Commentaires de R. Mahl :
Si l'histoire de l'Ecole des mines de Saint-Etienne vous intéresse, vous devez absolument commander cet ouvrage. Mon grand regret est de ne pas pouvoir le rendre disponible gratuitement et intégralement sur le web ; je me console en publiant quelques extraits.
La plume de Anne-Françoise GARÇON est admirable de simplicité et de richesse. L'ensemble de l'ouvrage est fort bien documenté. Il est structuré en 3 grandes parties : le temps de l'ingénieur pédagogue (en gros de 1816 à 1835, date de la mort du fondateur Louis Beaunier) ; le temps de l'ingénieur expérimentateur ; et le temps de l'ingénieur administrateur.
Lorsque j'avais été nommé jeune professeur à l'Ecole des mines de Saint-Etienne en 1970, je fus presque immédiatement présenté à Paul CAMOUS, alors préfet de la Loire. Ce jour-là, il développa devant moi une théorie du progrès par les conflits et les crises : rien ne progresse dans la continuité, il faut créer une crise. Le livre de A.F. GARÇON illustre magnifiquement cette théorie : il décrit les grands combats qu'a connus l'Ecole des mineurs, dont voici les plus importants :
- La création de l'Ecole elle-même : la France perd la Savoie en 1814 et la Sarre en 1815, il faut absolument créer une Ecole pratique des mines le plus vite possible pour remplacer les écoles disparues du Mont-Blanc et de Geislautern. Difficultés : budget, locaux, recrutement des élèves, organisation administrative.
- L'évolution difficile du corps des gardes-mines : ce corps de techniciens de l'Etat (qui ne pouvaient même pas accéder au grade de sous-ingénieurs du corps des mines comme c'était le cas de leurs homologues des ponts et chaussées), mal rétribué, mais effectuant des tâches de contrôle souvent très importantes, recrutait (entre 1840 et 1880) 41 % de ses effectifs à l'Ecole des mineurs.
- Les batailles entre Ecoles : la centralisation des décisions à Paris tendait à maintenir l'Ecole de province dans un statut "subalterne" par rapport à celle de Paris. Georges Friedel, par exemple, dénonçait "l'intervention néfaste de Paris", "un pouvoir absolu sans limites et sans contrôle, qui n'est pas tenu d'expliquer ce qu'il fait", une "machine faussée", le "gâchis administratif", le "frein parisien". On refusait à Saint-Etienne un personnel autonome et stable, un minimum d'autonomie de gestion. Ce n'est pas par hasard qu'un ingénieur de Saint-Etienne, Henri Fayol, développa la théorie de l'incapacité industrielle de l'Etat !
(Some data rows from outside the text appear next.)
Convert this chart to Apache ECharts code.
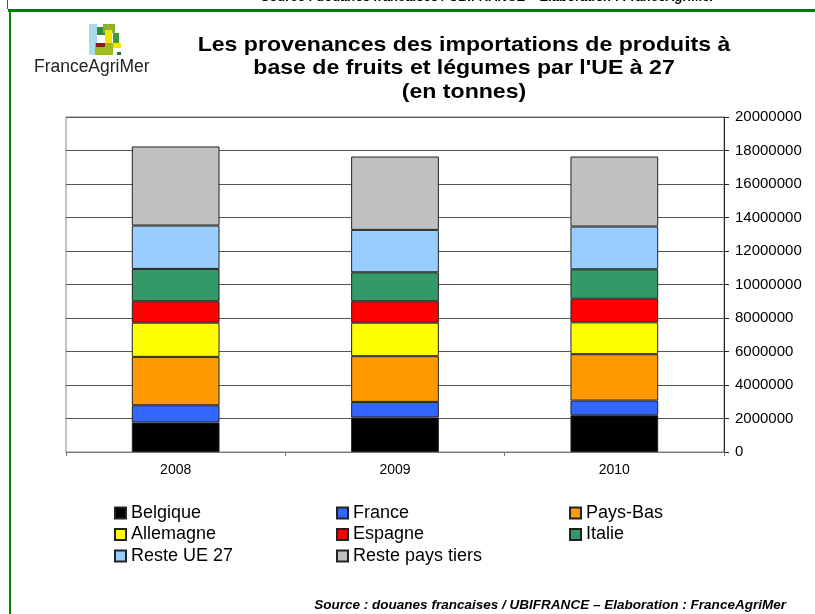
<!DOCTYPE html>
<html>
<head>
<meta charset="UTF-8">
<title>Importations UE 27</title>
<script src="https://cdn.jsdelivr.net/npm/echarts@6/dist/echarts.min.js"></script>
<style>
  html, body { margin: 0; padding: 0; background: #fff; }
  #main { width: 815px; height: 614px; }
</style>
</head>
<body>
<div id="main"></div>
<script type="text/javascript">
// annees
var years = ['2008', '2009', '2010'];
// tonnes
var belgique   = [1760000, 2060000, 2190000];
var france     = [1030000,  930000,  880000];
var paysBas    = [2890000, 2730000, 2770000];
var allemagne  = [2040000, 2000000, 1900000];
var espagne    = [1280000, 1280000, 1410000];
var italie     = [1930000, 1730000, 1760000];
var resteUE    = [2590000, 2530000, 2550000];
var resteTiers = [4720000, 4380000, 4180000];

var yTicks = [0, 20000000, 2000000]; // min, max, interval

var seriesNames = ['Belgique', 'France', 'Pays-Bas', 'Allemagne', 'Espagne', 'Italie', 'Reste UE 27', 'Reste pays tiers'];
var seriesData = [belgique, france, paysBas, allemagne, espagne, italie, resteUE, resteTiers];
var colors = ['#000000', '#3366FF', '#FF9900', '#FFFF00', '#FF0000', '#339966', '#99CCFF', '#C0C0C0'];

var titleText = "Les provenances des importations de produits à\nbase de fruits et légumes par l'UE à 27\n(en tonnes)";
var sourceText = 'Source : douanes francaises / UBIFRANCE – Elaboration : FranceAgriMer';

var chartDom = document.getElementById('main');
var myChart = echarts.init(chartDom);

var series = [];
for (var i = 0; i < seriesNames.length; i++) {
  series.push({
    name: seriesNames[i],
    type: 'bar',
    stack: 'total',
    barWidth: '40%',
    data: seriesData[i],
    itemStyle: { color: colors[i], borderColor: '#222', borderWidth: 1 }
  });
}

function legendCol(names, left) {
  return {
    orient: 'vertical',
    left: left,
    top: 504,
    padding: 0,
    itemWidth: 11,
    itemHeight: 11,
    itemGap: 3.5,
    icon: 'rect',
    selectedMode: false,
    data: names,
    textStyle: { fontFamily: 'Liberation Sans, Arial', fontSize: 18, color: '#000', lineHeight: 18 }
  };
}

// petit logo en carrés de couleur
var logo = [
  [89, 24, 8, 31, '#A8DCEB'],
  [97, 27, 11, 8, '#2E8B3A'],
  [103, 24, 12, 9, '#8DB02A'],
  [105, 30, 7, 13, '#F2E600'],
  [95, 43, 18, 12, '#9DBB1E'],
  [96, 43, 9, 4, '#8B1A1A'],
  [113, 33, 6, 10, '#3C9A3C'],
  [113, 43, 8, 5, '#F2E600'],
  [117, 52, 4, 3, '#1E7A2E']
];
var graphics = [];
logo.forEach(function (r) {
  graphics.push({ type: 'rect', shape: { x: r[0], y: r[1], width: r[2], height: r[3] }, style: { fill: r[4] }, silent: true });
});
graphics.push(
  { type: 'rect', shape: { x: 8, y: 9, width: 807, height: 3 }, style: { fill: '#008000' }, silent: true },
  { type: 'rect', shape: { x: 9, y: 9, width: 2, height: 605 }, style: { fill: '#008000' }, silent: true },
  { type: 'rect', shape: { x: 7, y: 0, width: 1, height: 9 }, style: { fill: '#555' }, silent: true },
  { type: 'text', x: 34, y: 58, scaleX: 0.97, style: { text: 'FranceAgriMer', fontFamily: 'Liberation Sans, Arial', fontSize: 18, fill: '#222' } },
  { type: 'text', x: 464, y: 33, scaleX: 1.1, style: { text: titleText, align: 'center', fontFamily: 'Liberation Sans, Arial', fontWeight: 'bold', fontSize: 21, lineHeight: 23.5, fill: '#000' } },
  { type: 'text', x: 488, y: 4, style: { text: sourceText, align: 'center', verticalAlign: 'bottom', fontFamily: 'Liberation Sans, Arial', fontWeight: 'bold', fontStyle: 'italic', fontSize: 13, fill: '#000' } },
  { type: 'text', x: 786, y: 599, scaleX: 1.04, style: { text: sourceText, align: 'right', fontFamily: 'Liberation Sans, Arial', fontWeight: 'bold', fontStyle: 'italic', fontSize: 13, fill: '#000' } }
);

myChart.setOption({
  animation: false,
  backgroundColor: '#fff',
  color: colors,
  grid: { left: 66, right: 91, top: 117, bottom: 162, show: true, borderColor: '#888', borderWidth: 1 },
  legend: [
    legendCol(['Belgique', 'Allemagne', 'Reste UE 27'], 114),
    legendCol(['France', 'Espagne', 'Reste pays tiers'], 336),
    legendCol(['Pays-Bas', 'Italie'], 569)
  ],
  xAxis: {
    type: 'category',
    data: years,
    axisLine: { lineStyle: { color: '#777' } },
    axisTick: { show: true, length: 4, lineStyle: { color: '#777' } },
    axisLabel: { margin: 11, fontFamily: 'Liberation Sans, Arial', fontSize: 14, color: '#000' }
  },
  yAxis: {
    type: 'value',
    position: 'right',
    min: yTicks[0],
    max: yTicks[1],
    interval: yTicks[2],
    axisLine: { show: true, lineStyle: { color: '#222' } },
    axisTick: { show: true, length: 5, lineStyle: { color: '#222' } },
    axisLabel: {
      margin: 11, fontFamily: 'Liberation Sans, Arial', fontSize: 15, color: '#000',
      formatter: function (v) { return String(v); }
    },
    splitLine: { show: true, lineStyle: { color: '#555', width: 1 } }
  },
  graphic: graphics,
  series: series
});
</script>
</body>
</html>
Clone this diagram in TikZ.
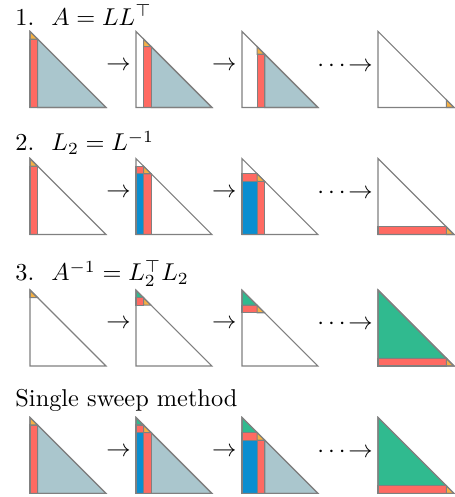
\documentclass[tikz,border=0pt]{standalone}
\usepackage{amsmath,amssymb}

\definecolor{pivotorange}{HTML}{F5B043}
\definecolor{sweepred}{HTML}{FF6A62}
\definecolor{doneblue}{HTML}{0B8ED0}
\definecolor{trailgray}{HTML}{AAC6CD}
\definecolor{invgreen}{HTML}{30BA8F}

\tikzset{
  piece/.style={draw=gray, line width=0.45pt},
  pivot/.style={piece, fill=pivotorange},
  redpart/.style={piece, fill=sweepred},
  bluepart/.style={piece, fill=doneblue},
  trailpart/.style={piece, fill=trailgray},
  greenpart/.style={piece, fill=invgreen},
  rowlabel/.style={anchor=base west, inner sep=0pt},
  steparrow/.style={inner sep=0pt}
}

% pieces of one triangle, step #1 (0..9), side 10
\newcommand{\triframe}{\draw[piece] (0,0) -- (0,10) -- (10,10) -- cycle;}
\newcommand{\pivotcell}[1]{\filldraw[pivot] (#1,#1) -- (#1,#1+1) -- (#1+1,#1+1) -- cycle;}
\newcommand{\colstrip}[1]{\ifnum#1<9 \filldraw[redpart] (#1,#1+1) rectangle (#1+1,10);\fi}
\newcommand{\trailing}[1]{\ifnum#1<9 \filldraw[trailpart] (#1+1,#1+1) -- (#1+1,10) -- (10,10) -- cycle;\fi}
\newcommand{\rowstrip}[1]{\ifnum#1>0 \filldraw[redpart] (0,#1) rectangle (#1,#1+1);\fi}
\newcommand{\doneblock}[1]{\ifnum#1>0 \ifnum#1<9 \filldraw[bluepart] (0,#1+1) rectangle (#1,10);\fi\fi}
\newcommand{\greentop}[1]{\ifnum#1>0 \filldraw[greenpart] (0,0) -- (0,#1) -- (#1,#1) -- cycle;\fi}

\begin{document}
\begin{tikzpicture}[x=3.121pt,y=-3.121pt]
\useasboundingbox (0,0) rectangle (59.87,65.4);

% 1. Cholesky
\node[rowlabel] (lab1) at (1.97,3.29) {1.\hspace{7pt}$A=LL^\top$};
\begin{scope}[shift={(3.95,4.14)}]
\trailing{0}\colstrip{0}\pivotcell{0}\triframe
\end{scope}
\begin{scope}[shift={(17.89,4.14)}]
\trailing{1}\colstrip{1}\pivotcell{1}\triframe
\end{scope}
\begin{scope}[shift={(31.84,4.14)}]
\trailing{2}\colstrip{2}\pivotcell{2}\triframe
\end{scope}
\begin{scope}[shift={(49.74,4.14)}]
\trailing{9}\colstrip{9}\pivotcell{9}\triframe
\end{scope}
\node[steparrow] (a11) at (15.6,8.7) {$\rightarrow$};
\node[steparrow] (a12) at (29.5,8.7) {$\rightarrow$};
\node[steparrow] (a13) at (45.4,8.7) {$\cdots\!\rightarrow$};

% 2. inverse of L
\node[rowlabel] (lab2) at (1.97,19.87) {2.\hspace{7pt}$L_2=L^{-1}$};
\begin{scope}[shift={(3.95,20.86)}]
\doneblock{0}\rowstrip{0}\colstrip{0}\pivotcell{0}\triframe
\end{scope}
\begin{scope}[shift={(17.89,20.86)}]
\doneblock{1}\rowstrip{1}\colstrip{1}\pivotcell{1}\triframe
\end{scope}
\begin{scope}[shift={(31.84,20.86)}]
\doneblock{2}\rowstrip{2}\colstrip{2}\pivotcell{2}\triframe
\end{scope}
\begin{scope}[shift={(49.74,20.86)}]
\doneblock{9}\rowstrip{9}\colstrip{9}\pivotcell{9}\triframe
\end{scope}
\node[steparrow] (a21) at (15.6,25.4) {$\rightarrow$};
\node[steparrow] (a22) at (29.5,25.4) {$\rightarrow$};
\node[steparrow] (a23) at (45.4,25.4) {$\cdots\!\rightarrow$};

% 3. product
\node[rowlabel] (lab3) at (1.97,36.97) {3.\hspace{7pt}$A^{-1}=L_2^\top L_2$};
\begin{scope}[shift={(3.95,38.16)}]
\greentop{0}\rowstrip{0}\pivotcell{0}\triframe
\end{scope}
\begin{scope}[shift={(17.89,38.16)}]
\greentop{1}\rowstrip{1}\pivotcell{1}\triframe
\end{scope}
\begin{scope}[shift={(31.84,38.16)}]
\greentop{2}\rowstrip{2}\pivotcell{2}\triframe
\end{scope}
\begin{scope}[shift={(49.74,38.16)}]
\greentop{9}\rowstrip{9}\pivotcell{9}\triframe
\end{scope}
\node[steparrow] (a31) at (15.6,42.7) {$\rightarrow$};
\node[steparrow] (a32) at (29.5,42.7) {$\rightarrow$};
\node[steparrow] (a33) at (45.4,42.7) {$\cdots\!\rightarrow$};

% single sweep
\node[rowlabel] (lab4) at (1.97,53.55) {Single sweep method};
\begin{scope}[shift={(3.95,54.93)}]
\greentop{0}\trailing{0}\doneblock{0}\rowstrip{0}\colstrip{0}\pivotcell{0}\triframe
\end{scope}
\begin{scope}[shift={(17.89,54.93)}]
\greentop{1}\trailing{1}\doneblock{1}\rowstrip{1}\colstrip{1}\pivotcell{1}\triframe
\end{scope}
\begin{scope}[shift={(31.84,54.93)}]
\greentop{2}\trailing{2}\doneblock{2}\rowstrip{2}\colstrip{2}\pivotcell{2}\triframe
\end{scope}
\begin{scope}[shift={(49.74,54.93)}]
\greentop{9}\trailing{9}\doneblock{9}\rowstrip{9}\colstrip{9}\pivotcell{9}\triframe
\end{scope}
\node[steparrow] (a41) at (15.6,59.5) {$\rightarrow$};
\node[steparrow] (a42) at (29.5,59.5) {$\rightarrow$};
\node[steparrow] (a43) at (45.4,59.5) {$\cdots\!\rightarrow$};
\end{tikzpicture}
\end{document}
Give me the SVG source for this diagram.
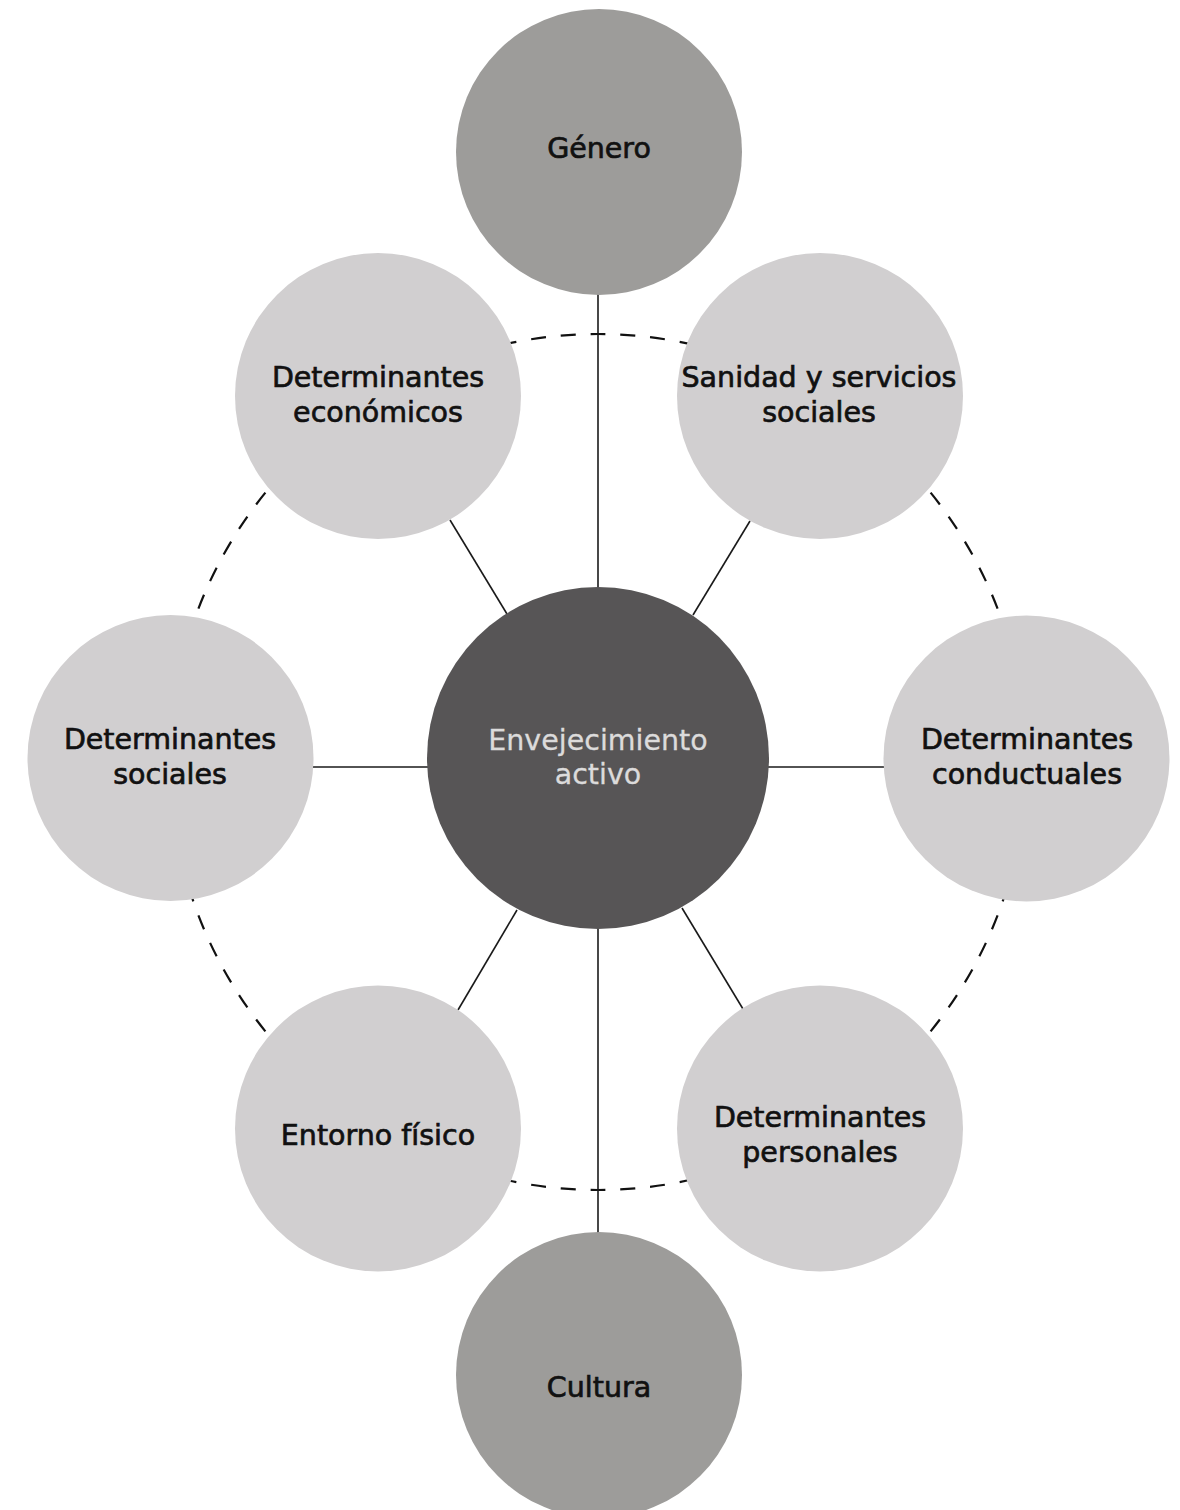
<svg xmlns="http://www.w3.org/2000/svg" width="1180" height="1510" viewBox="0 0 1180 1510">
<style>
  .light { fill: #d1cfd0; }
  .mid { fill: #9d9c9a; }
  .core { fill: #575556; }
  .lbl { font-family: "DejaVu Sans", "Liberation Sans", sans-serif; font-size: 28.5px; fill: #111111; stroke: #111111; stroke-width: 0.7; text-anchor: middle; }
  .corelbl { font-family: "DejaVu Sans", "Liberation Sans", sans-serif; font-size: 28.5px; fill: #dcdbdb; stroke: #dcdbdb; stroke-width: 0.3; text-anchor: middle; }
  .conn { stroke: #1a1a1a; stroke-width: 1.6; fill: none; }
  .ring { stroke: #111111; stroke-width: 2.2; fill: none; stroke-dasharray: 15 15; stroke-dashoffset: -7.5; }
</style>
<rect width="1180" height="1510" fill="#ffffff"/>
<g id="connectors">
  <circle class="ring" cx="598" cy="762" r="428" pathLength="2700"/>
  <line class="conn" x1="598" y1="294" x2="598" y2="590"/>
  <line class="conn" x1="598" y1="927" x2="598" y2="1234"/>
  <line class="conn" x1="311" y1="767" x2="429" y2="767"/>
  <line class="conn" x1="767" y1="767" x2="886" y2="767"/>
  <line class="conn" x1="450" y1="520" x2="507" y2="614"/>
  <line class="conn" x1="750" y1="521" x2="693" y2="615"/>
  <line class="conn" x1="682" y1="908" x2="743" y2="1009"/>
  <line class="conn" x1="517" y1="910" x2="458" y2="1010"/>
</g>
<g id="node-genero">
  <circle class="mid" cx="599" cy="152" r="143"/>
  <text class="lbl" x="599" y="158">Género</text>
</g>
<g id="node-cultura">
  <circle class="mid" cx="599" cy="1375" r="143"/>
  <text class="lbl" x="599" y="1397">Cultura</text>
</g>
<g id="node-economicos">
  <circle class="light" cx="378" cy="396" r="143"/>
  <text class="lbl" x="378" y="387">Determinantes</text>
  <text class="lbl" x="378" y="422">económicos</text>
</g>
<g id="node-sanidad">
  <circle class="light" cx="820" cy="396" r="143"/>
  <text class="lbl" x="819" y="387">Sanidad y servicios</text>
  <text class="lbl" x="819" y="422">sociales</text>
</g>
<g id="node-sociales">
  <circle class="light" cx="170.5" cy="758" r="143"/>
  <text class="lbl" x="170" y="749">Determinantes</text>
  <text class="lbl" x="170" y="784">sociales</text>
</g>
<g id="node-conductuales">
  <circle class="light" cx="1026.5" cy="758.5" r="143"/>
  <text class="lbl" x="1027" y="749">Determinantes</text>
  <text class="lbl" x="1027" y="784">conductuales</text>
</g>
<g id="node-entorno">
  <circle class="light" cx="378" cy="1128.5" r="143"/>
  <text class="lbl" x="378" y="1145">Entorno físico</text>
</g>
<g id="node-personales">
  <circle class="light" cx="820" cy="1128.5" r="143"/>
  <text class="lbl" x="820" y="1127">Determinantes</text>
  <text class="lbl" x="820" y="1162">personales</text>
</g>
<g id="node-centro">
  <circle class="core" cx="598" cy="758" r="171"/>
  <text class="corelbl" x="598" y="750">Envejecimiento</text>
  <text class="corelbl" x="598" y="784">activo</text>
</g>
</svg>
- La création conflictuelle du diplôme d'ingénieur civil des mines : dès 1854, Gruner utilisait lors de la création de la Société de l'Industrie Minérale les termes d' "Ecole des mines" et d' "ingénieurs civils". Or l'usage de ces termes était interdit par les parisiens, pour lesquels il y avait une seule Ecole des mines, celle de Paris. L'Ecole de Saint-Etienne ne fut autorisée qu'en 1882 à changer son titre d'"Ecole des mineurs" en "Ecole des mines". Les élèves n'obtinrent le diplôme d'ingénieur que par des décrets successifs parus de 1887 à 1891. Et pourtant, lorsque en 1891 le même diplôme d'"ingénieur civil des mines" est attribué aux anciens élèves de Saint-Etienne et de Paris, les stéphanois réservent à cette mesure tant demandée un accueil glacial : en effet, depuis 1865, le Conseil de l'Ecole demandait le diplome d'"ingénieur civil pour les mines et les usines métallurgiques" !
- Les mutations industrielles, à partir de 1865, ont brutalement mis au chômage les élèves fraichement diplômés, en moyenne pendant 24 mois après la sortie de l'Ecole, et ont obligé les plus anciens à modifier radicalement le cours de leurs carrières.
- La loi militaire de 1872 qui avait créé le service actif universel instituait un sursis jusqu'à l'age de 24 ans pour des grandes Ecoles parisiennes. Les élèves se voyaient donc conscrits aléatoirement au milieu de leur scolarité. Ce n'est qu'au bout de nombreuses démarches que l'Ecole de Saint-Etienne obtint en 1889 d'être mise sur un plan d'égalité avec les Ecoles parisiennes.